Monday, December 15, 2008

Impressions of Australia

Over the last year or so my husband has lived in rural Australia. Here are some of his impressions of Australia (he listed them to me).

Firstly, always be prepared with beer in the fridge- or if you are visiting someone, even if it seems unlikely, bring a six-pack just in case (conclusion: Australians are always happy if you arrive with beer or can offer them one).

Secondly, drink tea. He has taken a liking to Lady Grey, however we have been through Earl Grey, Orange Pekoe and 'normal' black tea. Also one must know how to make tea ( i.e. you must stir the milk and usually remove the teabag).

When you visit someone, it is rarely for an hour or a cup of tea, more usually you will have driven for three hours and you will be spending the night, or perhaps days with them (especially family). When people say they will come and visit they often mean they will stay for a few days (because it is so far to travel in the first place). This is a good thing, and means people are used to welcoming visitors into their home for extended periods.

Buy a pair if blundstones, or some shoes that you can work in, walk through mud and wet ground in and you can easily take off when you get to the door.

There maybe at any time a green tree frog in the toilet or the letterbox or some other disconcerting place.

When people say it is 'a bit cold' or a 'bit of a worry' or they feel a 'bit unwell'- they are understating the fact. Understatement is the name of the game.

Australians don't say NO very often (unlike Israelis!), they don't like to be flatly contradicted.

Australians don't mind stopping to help other people, or taking responsibility for a problem if it arises in a public place (e.g. taking trees off the road etc.).

There is a reason to have a four-wheel drive car.

Learn about spiders and snakes (don't touch them).

Four channels is enough.

Everything closes early (especially restaurants).

That is all for the moment!

Saturday, December 06, 2008

Arriving Home

I just had the strangest sensation of arriving home. I have been pottering around the house, sorting through letters and bills and cards, listening to the rain and drinking tea - and I had the feeling that I had finally unwound and arrived.

It was as though each weekend I have been struggling to finish unpacking.. pay bills.. read enough.. write enough... buy nice food, catch up with family etc. etc. like I was only just keeping my (our) heads above water. Almost suddenly everything feels peaceful and complete. I cant remember the last time I lived in the same house for more than 3 or six months, where I wasn't always trying to explain to institutions that I don't know what address they would have for me (mums? dads? Ngukurr? Armidale? New Mexico? Santa Barbara?) and I don't know how they can contact my last real estate agent...

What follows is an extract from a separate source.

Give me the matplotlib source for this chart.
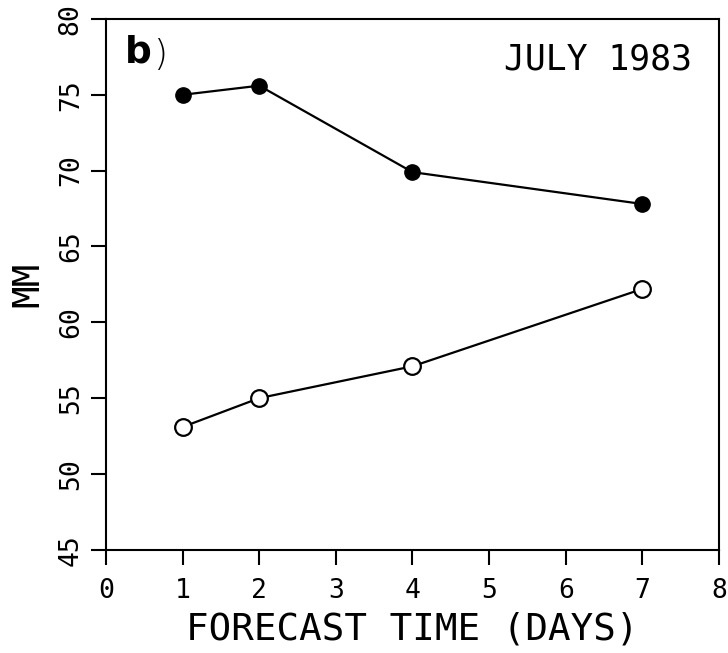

Some contributions to this feeling include: finding somewhere to buy bulk delicious honey AND having clean washed dry jars to put it in - to having a fridge big enough to hold lots of veggies - of having fresh cut flowers on the table - finding some incense I like - organising all my music and a way to listen to it - clearing up my computer desktop - the wedding being over - the rain - making my lunch for uni everyday and having everything I need in the kitchen - joining the local library - having the address where I really live on my license - of feeling like I am taking good care of myself - that I have time to sit and talk with friends on the phone or otherwise - of feeling like we have some really good friends in Armidale - getting a massage - playing team sports regularly. And certainly not least, having an office of my own where, for once, I sat for 6 hours straight and worked, and felt like I wrote something substantial and well researched and interesting.

I feel like I am finally at rest and ready for the next six months (finishing my PhD).


Thursday, December 04, 2008

"Cash Strapped Teacher Sells Ads on Tests" (Latest US economic Strategies)

"Farber started letting parents and local businesses sponsor tests this fall after learning budget cuts would limit his in-school printing allowance -- tracked by the school's copy machines -- to $316 for the year. The cost of printing quizzes and tests for his 167 students will easily be more than $500, he said.

That meant Farber, whose courses prepare students for the Advanced Placement exam, would have to give fewer or shorter tests, or find money. Farber, who says 90 percent of his students got a 5 -- the top score -- on AP exams last year, said skimping wasn't an option.

"It has to be a certain quality, or they won't be ready," he said.

So Farber, who says he'd never asked for money from parents in his 18 years of high school teaching, pitched the ad idea to parents at a September back-to-school night. For checks made to the math department -- $10 a quiz, $20 a test or $30 for a final exam -- they could insert an inspirational quote -- their own or someone else's -- or a business advertisement at the bottom of the first page."
from CNN

So I am still not sure why a tinsy little bit of the bail-out packages can't be allocated to maintaining high standards of education ( and maybe health and other community services too)...? Surely this is a necessary investment for the economy too.

I really would like to know?! Anyone know?